[REQUEST] In the lines below, output everything from the first line through the line containing "XAxis, YAxis, Cell" exactly as it is. Pictures are not part of the output.

[RAW DATA]
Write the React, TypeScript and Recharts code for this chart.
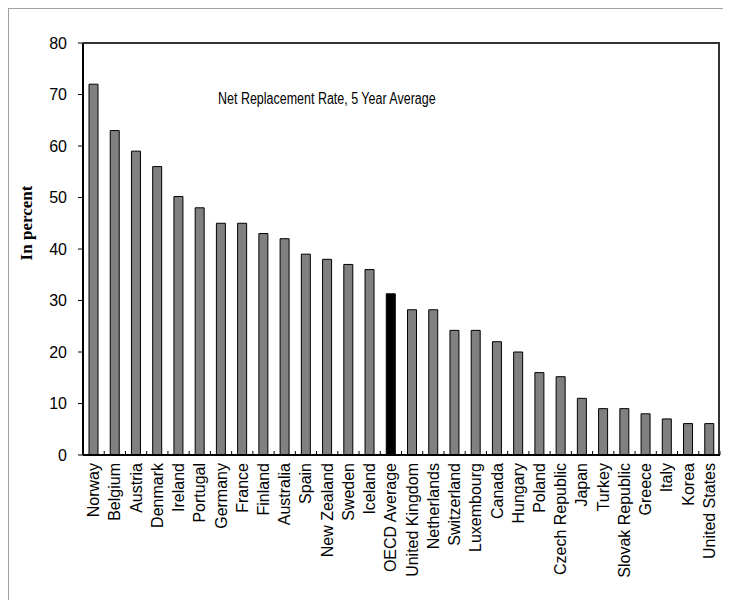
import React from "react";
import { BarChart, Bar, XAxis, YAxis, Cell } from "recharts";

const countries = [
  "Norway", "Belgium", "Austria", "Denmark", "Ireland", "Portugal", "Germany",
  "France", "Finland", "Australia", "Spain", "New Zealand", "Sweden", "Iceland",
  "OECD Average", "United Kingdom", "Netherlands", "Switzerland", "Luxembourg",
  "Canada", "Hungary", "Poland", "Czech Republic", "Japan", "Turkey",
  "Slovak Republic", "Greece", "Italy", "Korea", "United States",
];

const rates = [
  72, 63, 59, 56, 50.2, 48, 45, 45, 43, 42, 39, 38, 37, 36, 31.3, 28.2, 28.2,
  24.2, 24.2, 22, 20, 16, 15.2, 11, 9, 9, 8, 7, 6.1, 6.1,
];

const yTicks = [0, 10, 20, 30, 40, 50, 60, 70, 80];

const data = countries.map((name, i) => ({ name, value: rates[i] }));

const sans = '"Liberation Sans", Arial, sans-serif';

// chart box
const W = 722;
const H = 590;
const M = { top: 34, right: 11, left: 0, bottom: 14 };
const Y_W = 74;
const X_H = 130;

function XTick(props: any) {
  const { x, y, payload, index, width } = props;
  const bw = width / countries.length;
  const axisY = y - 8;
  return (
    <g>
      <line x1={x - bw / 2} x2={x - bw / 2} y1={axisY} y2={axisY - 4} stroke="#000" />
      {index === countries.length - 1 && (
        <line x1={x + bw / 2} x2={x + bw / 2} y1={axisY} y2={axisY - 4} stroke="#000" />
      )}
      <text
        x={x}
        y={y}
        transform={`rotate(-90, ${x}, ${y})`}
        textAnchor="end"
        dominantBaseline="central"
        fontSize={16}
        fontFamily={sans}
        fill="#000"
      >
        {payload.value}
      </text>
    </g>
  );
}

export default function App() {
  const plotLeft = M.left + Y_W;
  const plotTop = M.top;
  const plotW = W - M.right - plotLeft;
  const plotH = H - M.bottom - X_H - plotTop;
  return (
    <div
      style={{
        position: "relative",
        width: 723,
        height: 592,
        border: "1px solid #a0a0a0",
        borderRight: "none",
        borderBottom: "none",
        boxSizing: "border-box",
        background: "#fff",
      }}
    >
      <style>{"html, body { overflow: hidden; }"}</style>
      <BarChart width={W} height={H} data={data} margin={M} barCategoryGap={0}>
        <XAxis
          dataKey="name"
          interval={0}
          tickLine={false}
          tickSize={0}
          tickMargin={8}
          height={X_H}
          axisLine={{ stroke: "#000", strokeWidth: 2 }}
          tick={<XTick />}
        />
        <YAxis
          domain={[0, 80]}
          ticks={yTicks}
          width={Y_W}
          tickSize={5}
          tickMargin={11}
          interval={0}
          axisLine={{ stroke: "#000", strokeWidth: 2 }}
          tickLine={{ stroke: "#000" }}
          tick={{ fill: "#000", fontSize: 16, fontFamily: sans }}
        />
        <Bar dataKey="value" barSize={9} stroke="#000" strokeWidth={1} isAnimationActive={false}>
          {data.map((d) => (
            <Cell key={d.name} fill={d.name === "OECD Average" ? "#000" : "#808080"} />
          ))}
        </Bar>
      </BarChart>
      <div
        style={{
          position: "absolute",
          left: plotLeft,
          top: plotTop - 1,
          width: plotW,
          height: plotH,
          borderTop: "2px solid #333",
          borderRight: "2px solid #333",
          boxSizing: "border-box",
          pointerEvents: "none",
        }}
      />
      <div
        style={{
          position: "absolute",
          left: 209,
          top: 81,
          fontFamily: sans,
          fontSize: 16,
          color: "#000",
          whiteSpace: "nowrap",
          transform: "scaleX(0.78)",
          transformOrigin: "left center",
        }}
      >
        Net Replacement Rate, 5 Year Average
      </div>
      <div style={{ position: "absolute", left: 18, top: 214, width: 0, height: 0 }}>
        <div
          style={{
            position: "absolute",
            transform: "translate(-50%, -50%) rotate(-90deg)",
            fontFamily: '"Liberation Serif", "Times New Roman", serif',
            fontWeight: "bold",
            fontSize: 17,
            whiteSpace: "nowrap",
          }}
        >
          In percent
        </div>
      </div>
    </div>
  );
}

[WORKED ANSWER]
Write the React, TypeScript and Recharts code for this chart.
import React from "react";
import { BarChart, Bar, XAxis, YAxis, Cell } from "recharts";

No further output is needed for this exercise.